The script needs you to specify the device with {bus}:{slot}.{func}, along with the root_complex, which is the other end of the PCIe link. Since this is a link control feature, both ends need to have the same setting applied for it to actually happen. The guides I’ve linked to above just say to ‘get it from lspci -t’. Maybe I’m an idiot, but that output was very unclear to me. Instead we can use lspci -PP 🤣:

lspci -PP
...
00:01.1/01:00.0 Non-Volatile memory controller: Samsung Electronics Co Ltd NVMe SSD Controller SM981/PM981/PM983
...

Now we can easily see the root_complex 00:01.1, followed by a slash and the endpoint 01:00.0. Punch this values into aspm.py and give it a run

root_complex = "00:01.1"
endpoint = "01:00.0"
value_to_set = ASPM.ASPM_L1_ONLY
python3 aspm.py
...
Position of byte to patch: 0x80
Byte is set to 0x40
-> ASPM_DISABLED
Value doesn't match the one we want, setting it!
Byte is now set to 0x42
-> ASPM_L1_ONLY

The Result

Now the SSD is sitting at 38º, a 10º drop! I’ll take that as evidence that it’s actually worked. Idle power draw was sitting at 32W previously, though it seems to have only dropped by a single Watt. If we go ahead and enable all of the ASPM settings for every device that supports it, we can get system down to 28W, a 4W drop! Pretty sweet, considering the four hard drives are using at least 20W of that constantly spinning.

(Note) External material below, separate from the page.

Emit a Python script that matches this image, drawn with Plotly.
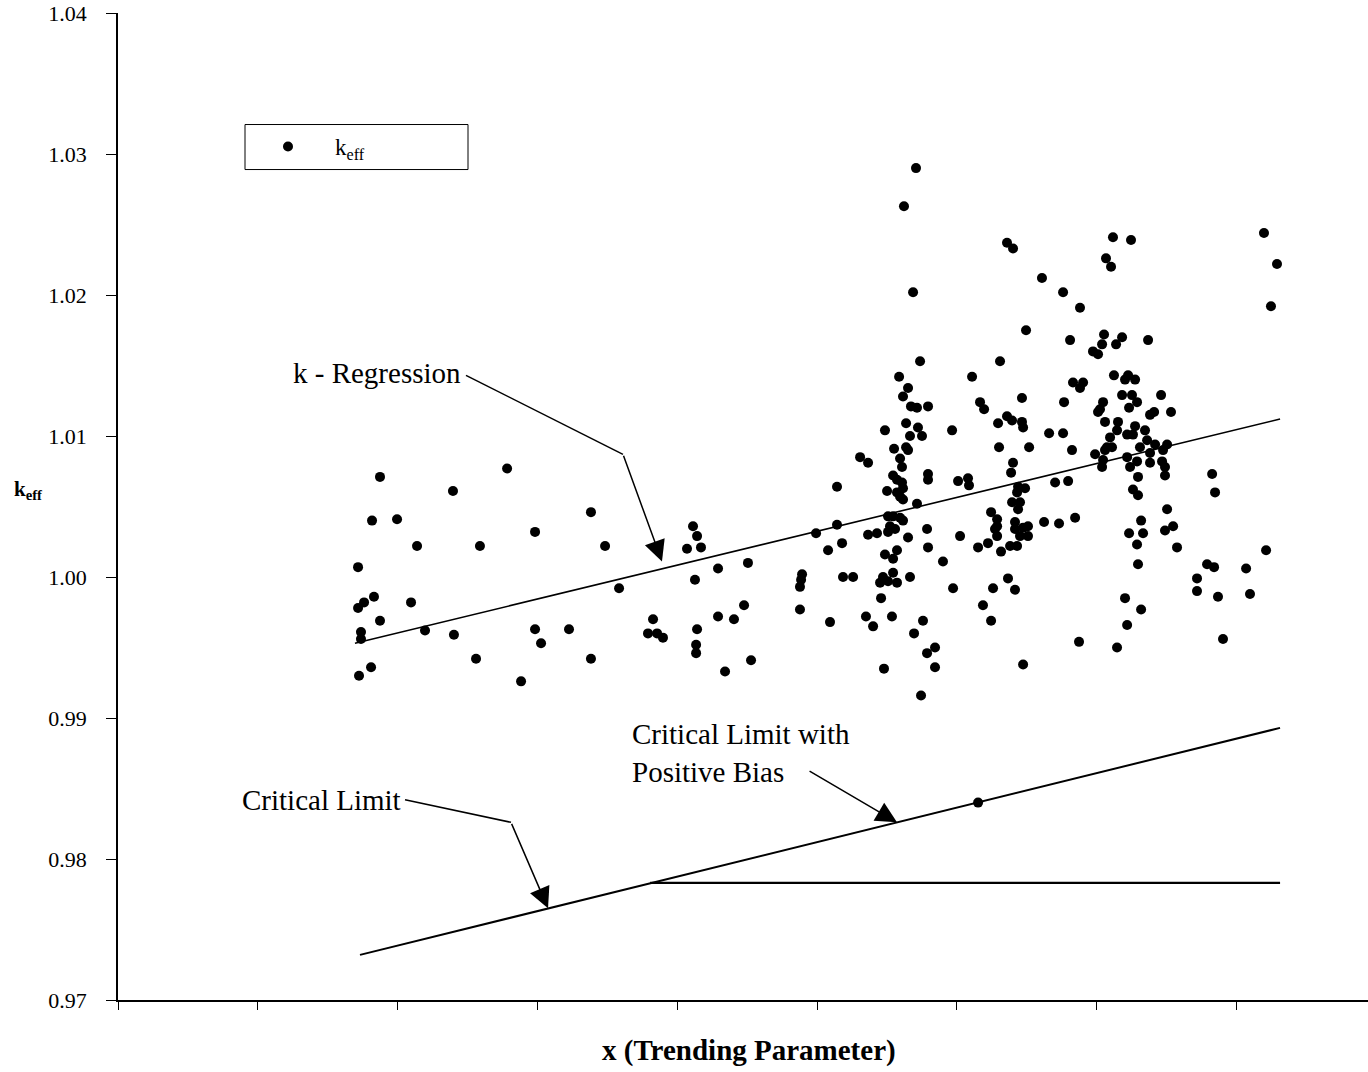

Course some devices that technically support ASPM just don’t work well when enabled. Even just the extra latency from waiting for the device to wake up can cause issues. My SSD claims it can wake up in less than 64μs, which I can think I can live with. The benefit of running a consumer mobile chipset as a server is that this kind of stuff actually works pretty well. If it causes issues, it’s pretty easy to switch back off. So far on my setup, everything has been working great.

Bonus Round: ASPM-Tool

Whilst aspm.py worked wonderfully, I quickly got sick of running multiple commands and copy/pasting details to configure all of my devices. So I created a CLI wrapper around the functions, aspm-tool.py. It will list the name, address, ASPM capability and current setting:

./aspm-tool.py -d 01:00.0
Non-Volatile memory controller: Samsung Electronics Co Ltd NVMe SSD Controller SM981/PM981/PM983
        Address: 00:01.1/01:00.0
        Capable: L1
        Current: L1

It can also apply the correct settings to all devices with a single command:

./aspm-tool.py -s auto

Find it on Github today.

A million thanks to z8 for mapping out so much of this rabbit hole, I can’t stress how much their pain and suffering working all of this out made it so easy and enjoyable for me to make my server work better.